--- GIVEN TASK ---
Each line from the top of the listing through the one holding "plt.rcParams['font.family'] = ['Liberation" should be restated word for word, with nothing added and no pictures.

Begin DATA FOR THIS EXERCISE

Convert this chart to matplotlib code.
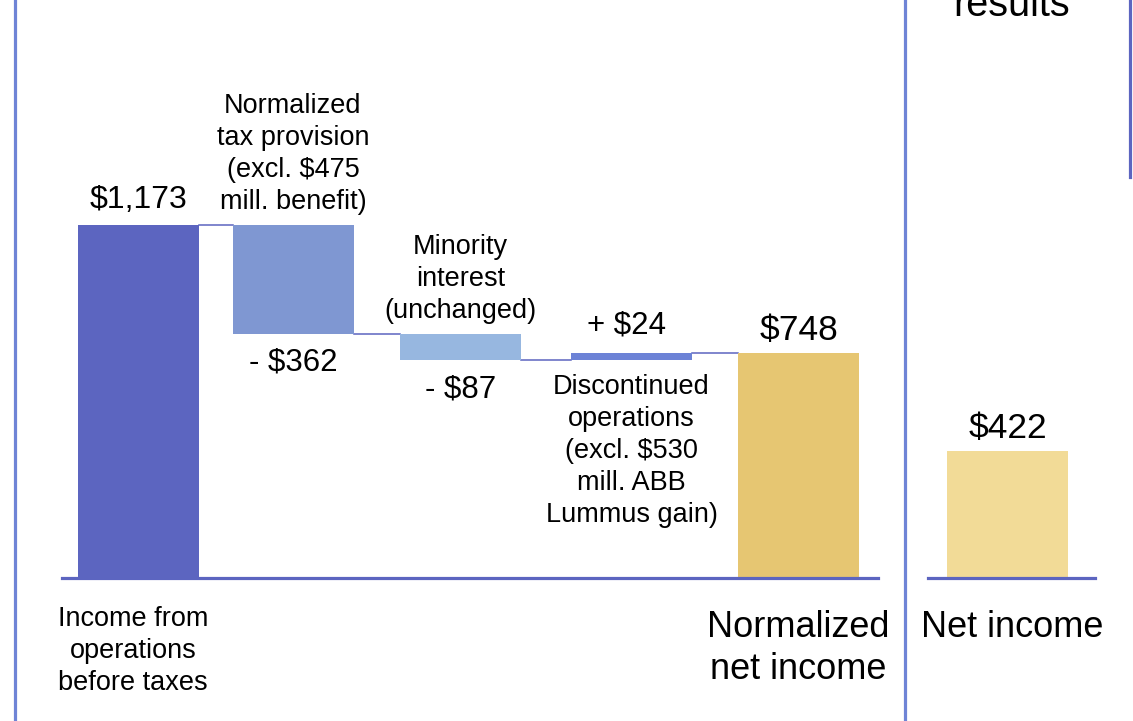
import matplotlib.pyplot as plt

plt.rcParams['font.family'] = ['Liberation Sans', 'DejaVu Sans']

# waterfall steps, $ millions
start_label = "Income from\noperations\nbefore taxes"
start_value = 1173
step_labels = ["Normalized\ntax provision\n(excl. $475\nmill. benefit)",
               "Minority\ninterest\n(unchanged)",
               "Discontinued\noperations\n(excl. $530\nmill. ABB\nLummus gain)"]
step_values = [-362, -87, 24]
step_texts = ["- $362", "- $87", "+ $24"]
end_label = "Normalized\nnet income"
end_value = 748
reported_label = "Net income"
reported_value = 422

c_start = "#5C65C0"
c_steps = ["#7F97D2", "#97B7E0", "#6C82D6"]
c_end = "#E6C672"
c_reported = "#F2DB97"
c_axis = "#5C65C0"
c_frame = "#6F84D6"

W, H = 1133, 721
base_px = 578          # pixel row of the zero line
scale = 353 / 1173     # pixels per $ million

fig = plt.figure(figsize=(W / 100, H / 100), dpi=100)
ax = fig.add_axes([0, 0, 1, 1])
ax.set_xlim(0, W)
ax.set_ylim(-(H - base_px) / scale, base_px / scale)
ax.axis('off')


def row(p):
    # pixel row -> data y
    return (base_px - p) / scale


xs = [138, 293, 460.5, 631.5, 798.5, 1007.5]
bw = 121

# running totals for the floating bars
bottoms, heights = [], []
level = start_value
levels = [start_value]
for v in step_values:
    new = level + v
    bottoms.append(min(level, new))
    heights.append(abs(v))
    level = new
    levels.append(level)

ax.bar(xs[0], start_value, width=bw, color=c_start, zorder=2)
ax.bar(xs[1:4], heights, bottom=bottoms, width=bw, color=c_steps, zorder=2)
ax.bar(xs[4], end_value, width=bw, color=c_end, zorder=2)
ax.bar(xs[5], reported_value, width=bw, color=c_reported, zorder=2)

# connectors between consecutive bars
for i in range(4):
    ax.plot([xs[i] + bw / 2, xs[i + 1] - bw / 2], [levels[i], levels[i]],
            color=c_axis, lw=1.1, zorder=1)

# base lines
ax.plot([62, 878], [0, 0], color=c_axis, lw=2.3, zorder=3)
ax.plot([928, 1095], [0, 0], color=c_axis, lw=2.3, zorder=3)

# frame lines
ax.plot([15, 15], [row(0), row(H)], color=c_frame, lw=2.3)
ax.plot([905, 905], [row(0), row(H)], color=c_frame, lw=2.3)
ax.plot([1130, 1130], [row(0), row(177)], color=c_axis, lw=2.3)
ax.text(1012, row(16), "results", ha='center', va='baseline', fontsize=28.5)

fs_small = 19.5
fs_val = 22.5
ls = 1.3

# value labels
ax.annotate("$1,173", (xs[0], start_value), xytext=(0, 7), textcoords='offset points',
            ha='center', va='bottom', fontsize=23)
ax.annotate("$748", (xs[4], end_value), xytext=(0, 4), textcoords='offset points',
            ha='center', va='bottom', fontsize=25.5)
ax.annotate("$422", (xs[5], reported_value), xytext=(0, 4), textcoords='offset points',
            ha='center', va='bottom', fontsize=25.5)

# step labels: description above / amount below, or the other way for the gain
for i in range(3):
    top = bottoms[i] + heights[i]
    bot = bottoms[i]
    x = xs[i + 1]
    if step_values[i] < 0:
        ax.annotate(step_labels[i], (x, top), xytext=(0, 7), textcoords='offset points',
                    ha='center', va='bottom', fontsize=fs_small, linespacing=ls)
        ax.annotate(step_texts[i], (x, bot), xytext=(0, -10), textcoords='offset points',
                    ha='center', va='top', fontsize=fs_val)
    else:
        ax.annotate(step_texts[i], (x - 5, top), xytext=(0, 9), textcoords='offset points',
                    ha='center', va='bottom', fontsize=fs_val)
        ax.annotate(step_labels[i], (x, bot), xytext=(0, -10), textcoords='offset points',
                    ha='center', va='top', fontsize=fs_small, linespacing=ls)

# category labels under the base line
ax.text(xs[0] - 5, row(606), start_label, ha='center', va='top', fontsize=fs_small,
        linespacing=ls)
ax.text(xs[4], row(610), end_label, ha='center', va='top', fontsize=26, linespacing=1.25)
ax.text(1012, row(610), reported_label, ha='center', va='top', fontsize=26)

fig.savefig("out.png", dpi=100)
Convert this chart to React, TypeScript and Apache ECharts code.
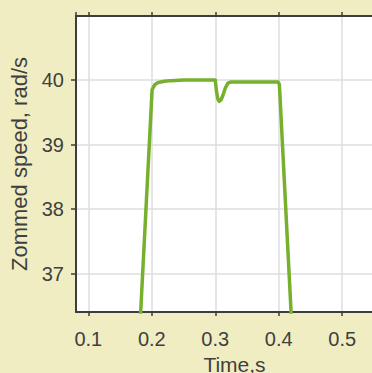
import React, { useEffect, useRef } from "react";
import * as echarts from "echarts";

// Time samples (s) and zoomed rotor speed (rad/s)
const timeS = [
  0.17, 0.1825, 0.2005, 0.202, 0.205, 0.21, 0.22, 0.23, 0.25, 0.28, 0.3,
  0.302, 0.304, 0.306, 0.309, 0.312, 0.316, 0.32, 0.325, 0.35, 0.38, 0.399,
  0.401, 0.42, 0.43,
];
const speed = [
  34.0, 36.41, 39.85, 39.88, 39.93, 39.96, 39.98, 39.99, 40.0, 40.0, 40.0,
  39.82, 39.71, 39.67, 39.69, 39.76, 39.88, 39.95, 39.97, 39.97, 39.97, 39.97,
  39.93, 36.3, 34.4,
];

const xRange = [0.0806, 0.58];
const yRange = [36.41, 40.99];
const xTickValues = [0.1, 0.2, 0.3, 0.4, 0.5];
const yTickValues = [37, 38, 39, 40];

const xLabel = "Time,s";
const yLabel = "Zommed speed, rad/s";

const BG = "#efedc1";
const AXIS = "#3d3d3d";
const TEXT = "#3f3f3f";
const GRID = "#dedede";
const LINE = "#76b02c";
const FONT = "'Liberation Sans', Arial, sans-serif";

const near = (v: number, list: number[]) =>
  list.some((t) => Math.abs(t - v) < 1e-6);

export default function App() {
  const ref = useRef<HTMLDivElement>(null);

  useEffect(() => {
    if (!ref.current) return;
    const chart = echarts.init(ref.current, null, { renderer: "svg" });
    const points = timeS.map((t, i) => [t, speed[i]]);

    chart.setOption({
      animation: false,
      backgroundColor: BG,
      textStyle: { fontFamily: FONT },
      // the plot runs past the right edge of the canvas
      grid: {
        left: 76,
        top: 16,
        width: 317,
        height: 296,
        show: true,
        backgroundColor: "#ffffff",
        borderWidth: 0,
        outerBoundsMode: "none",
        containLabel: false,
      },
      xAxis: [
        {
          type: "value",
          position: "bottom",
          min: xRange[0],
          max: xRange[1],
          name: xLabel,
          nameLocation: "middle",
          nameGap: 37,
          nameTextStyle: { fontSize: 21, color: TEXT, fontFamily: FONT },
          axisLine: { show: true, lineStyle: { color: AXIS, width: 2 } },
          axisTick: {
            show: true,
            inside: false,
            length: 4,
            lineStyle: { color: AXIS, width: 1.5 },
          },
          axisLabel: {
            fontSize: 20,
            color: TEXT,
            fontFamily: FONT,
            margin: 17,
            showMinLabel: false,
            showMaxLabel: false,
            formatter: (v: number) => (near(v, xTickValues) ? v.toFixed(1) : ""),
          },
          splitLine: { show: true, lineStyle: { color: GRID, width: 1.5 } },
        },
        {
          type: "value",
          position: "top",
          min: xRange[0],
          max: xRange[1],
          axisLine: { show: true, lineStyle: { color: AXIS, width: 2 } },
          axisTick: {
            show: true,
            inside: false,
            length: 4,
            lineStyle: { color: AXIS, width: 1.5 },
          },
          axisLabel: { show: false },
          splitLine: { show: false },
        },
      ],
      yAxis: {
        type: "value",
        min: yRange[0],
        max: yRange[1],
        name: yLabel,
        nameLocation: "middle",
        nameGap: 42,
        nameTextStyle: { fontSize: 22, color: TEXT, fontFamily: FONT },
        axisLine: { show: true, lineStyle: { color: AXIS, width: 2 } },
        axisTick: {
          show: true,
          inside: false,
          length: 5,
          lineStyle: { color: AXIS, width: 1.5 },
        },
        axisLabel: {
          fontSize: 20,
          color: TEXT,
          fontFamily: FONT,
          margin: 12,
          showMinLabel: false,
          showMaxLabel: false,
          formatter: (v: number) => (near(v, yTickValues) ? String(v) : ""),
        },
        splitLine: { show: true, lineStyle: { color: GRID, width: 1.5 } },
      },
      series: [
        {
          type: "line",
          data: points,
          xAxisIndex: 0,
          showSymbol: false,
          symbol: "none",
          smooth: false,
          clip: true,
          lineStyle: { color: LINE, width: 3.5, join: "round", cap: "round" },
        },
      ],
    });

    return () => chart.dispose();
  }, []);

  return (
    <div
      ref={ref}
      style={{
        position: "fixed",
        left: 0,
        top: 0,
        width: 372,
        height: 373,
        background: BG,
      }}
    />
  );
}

End DATA FOR THIS EXERCISE

--- REPLY ---
Convert this chart to matplotlib code.
import matplotlib.pyplot as plt

plt.rcParams['font.family'] = ['Liberation Sans', 'DejaVu Sans']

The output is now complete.